GIVEN TASK: Omit any picture, and return the remaining data exactly as written.

GIVEN DATA:

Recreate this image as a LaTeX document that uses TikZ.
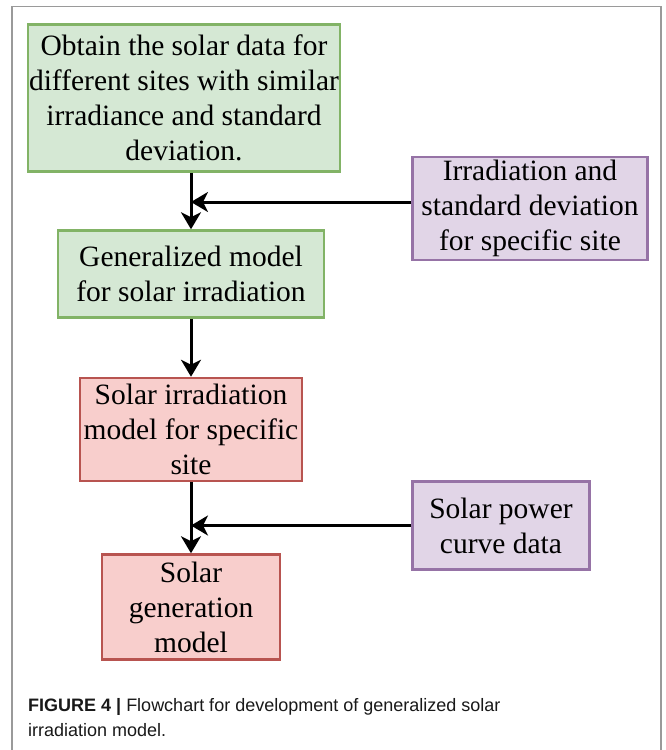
\documentclass[tikz,border=0pt]{standalone}
\usepackage{fontspec}
\setmainfont{Liberation Serif}
\newfontfamily\capfont{Liberation Sans}
\usetikzlibrary{arrows.meta}
\definecolor{LeafFill}{HTML}{D5E8D4}
\definecolor{LeafEdge}{HTML}{82B366}
\definecolor{LilacFill}{HTML}{E1D5E7}
\definecolor{LilacEdge}{HTML}{9673A6}
\definecolor{RoseFill}{HTML}{F8CECC}
\definecolor{RoseEdge}{HTML}{B85450}
\definecolor{FrameGray}{HTML}{9A9A9A}

\begin{document}
\begin{tikzpicture}[x=1pt, y=-1pt,
    box/.style={draw, line width=2.5pt, align=center, inner sep=0pt,
                font=\fontsize{29.5}{35}\selectfont, text=black},
    greenbox/.style={box, draw=LeafEdge, fill=LeafFill},
    purplebox/.style={box, draw=LilacEdge, fill=LilacFill},
    redbox/.style={box, draw=RoseEdge, fill=RoseFill},
    flow/.style={line width=3pt, -{Stealth[length=17pt, width=20pt, inset=5pt]}},
    captext/.style={anchor=base west, inner sep=0pt, text=black!90,
                    font=\capfont\fontsize{18}{25}\selectfont}]
  \useasboundingbox[fill=white] (0,0) rectangle (665,750);
  % frame of the figure
  \draw[FrameGray, line width=1.5pt] (12,750) -- (12,6.5) -- (661,6.5) -- (661,750);

  % boxes
  \node[greenbox, minimum width=312pt, minimum height=147pt] (obtain) at (184,98)
    {Obtain the solar data for\\different sites with similar\\irradiance and standard\\deviation.};
  \node[greenbox, minimum width=266pt, minimum height=87pt] (general) at (191,274)
    {Generalized model\\for solar irradiation};
  \node[purplebox, minimum width=235pt, minimum height=103pt] (irrad) at (530,208.5)
    {Irradiation and\\standard deviation\\for specific site};
  \node[redbox, minimum width=222pt, minimum height=103pt] (sitemodel) at (191,429.5)
    {Solar irradiation\\model for specific\\site};
  \node[redbox, minimum width=178pt, minimum height=105pt] (genmodel) at (191,607)
    {Solar\\generation\\model};
  \node[purplebox, minimum width=177pt, minimum height=88pt] (powercurve) at (501,525.5)
    {Solar power\\curve data};

  % connectors
  \coordinate (irradout) at ([yshift=6.5pt]irrad.west);
  \coordinate (join1) at (general.north |- irradout);
  \coordinate (join2) at (genmodel.north |- powercurve.west);
  \draw[flow] (general.north |- obtain.south) -- (general.north);
  \draw[flow] (irradout) -- (join1);
  \draw[flow] (general.south) -- (sitemodel.north);
  \draw[flow] (sitemodel.south) -- (genmodel.north);
  \draw[flow] (powercurve.west) -- (join2);

  % caption
  \node[captext] (caphead) at (28,711)
    {\textbf{FIGURE 4 |} Flowchart for development of generalized solar};
  \node[captext] (captail) at (28,736) {irradiation model.};
\end{tikzpicture}
\end{document}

SOLUTION:
Recreate this image as a LaTeX document that uses TikZ.
\documentclass[tikz,border=0pt]{standalone}
\usepackage{fontspec}
\setmainfont{Liberation Serif}
\newfontfamily\capfont{Liberation Sans}
\usetikzlibrary{arrows.meta}
\definecolor{LeafFill}{HTML}{D5E8D4}
\definecolor{LeafEdge}{HTML}{82B366}
\definecolor{LilacFill}{HTML}{E1D5E7}
\definecolor{LilacEdge}{HTML}{9673A6}
\definecolor{RoseFill}{HTML}{F8CECC}
\definecolor{RoseEdge}{HTML}{B85450}
\definecolor{FrameGray}{HTML}{9A9A9A}

\begin{document}
\begin{tikzpicture}[x=1pt, y=-1pt,
    box/.style={draw, line width=2.5pt, align=center, inner sep=0pt,
                font=\fontsize{29.5}{35}\selectfont, text=black},
    greenbox/.style={box, draw=LeafEdge, fill=LeafFill},
    purplebox/.style={box, draw=LilacEdge, fill=LilacFill},
    redbox/.style={box, draw=RoseEdge, fill=RoseFill},
    flow/.style={line width=3pt, -{Stealth[length=17pt, width=20pt, inset=5pt]}},
    captext/.style={anchor=base west, inner sep=0pt, text=black!90,
                    font=\capfont\fontsize{18}{25}\selectfont}]
  \useasboundingbox[fill=white] (0,0) rectangle (665,750);
  % frame of the figure
  \draw[FrameGray, line width=1.5pt] (12,750) -- (12,6.5) -- (661,6.5) -- (661,750);

  % boxes
  \node[greenbox, minimum width=312pt, minimum height=147pt] (obtain) at (184,98)
    {Obtain the solar data for\\different sites with similar\\irradiance and standard\\deviation.};
  \node[greenbox, minimum width=266pt, minimum height=87pt] (general) at (191,274)
    {Generalized model\\for solar irradiation};
  \node[purplebox, minimum width=235pt, minimum height=103pt] (irrad) at (530,208.5)
    {Irradiation and\\standard deviation\\for specific site};
  \node[redbox, minimum width=222pt, minimum height=103pt] (sitemodel) at (191,429.5)
    {Solar irradiation\\model for specific\\site};
  \node[redbox, minimum width=178pt, minimum height=105pt] (genmodel) at (191,607)
    {Solar\\generation\\model};
  \node[purplebox, minimum width=177pt, minimum height=88pt] (powercurve) at (501,525.5)
    {Solar power\\curve data};

  % connectors
  \coordinate (irradout) at ([yshift=6.5pt]irrad.west);
  \coordinate (join1) at (general.north |- irradout);
  \coordinate (join2) at (genmodel.north |- powercurve.west);
  \draw[flow] (general.north |- obtain.south) -- (general.north);
  \draw[flow] (irradout) -- (join1);
  \draw[flow] (general.south) -- (sitemodel.north);
  \draw[flow] (sitemodel.south) -- (genmodel.north);
  \draw[flow] (powercurve.west) -- (join2);

  % caption
  \node[captext] (caphead) at (28,711)
    {\textbf{FIGURE 4 |} Flowchart for development of generalized solar};
  \node[captext] (captail) at (28,736) {irradiation model.};
\end{tikzpicture}
\end{document}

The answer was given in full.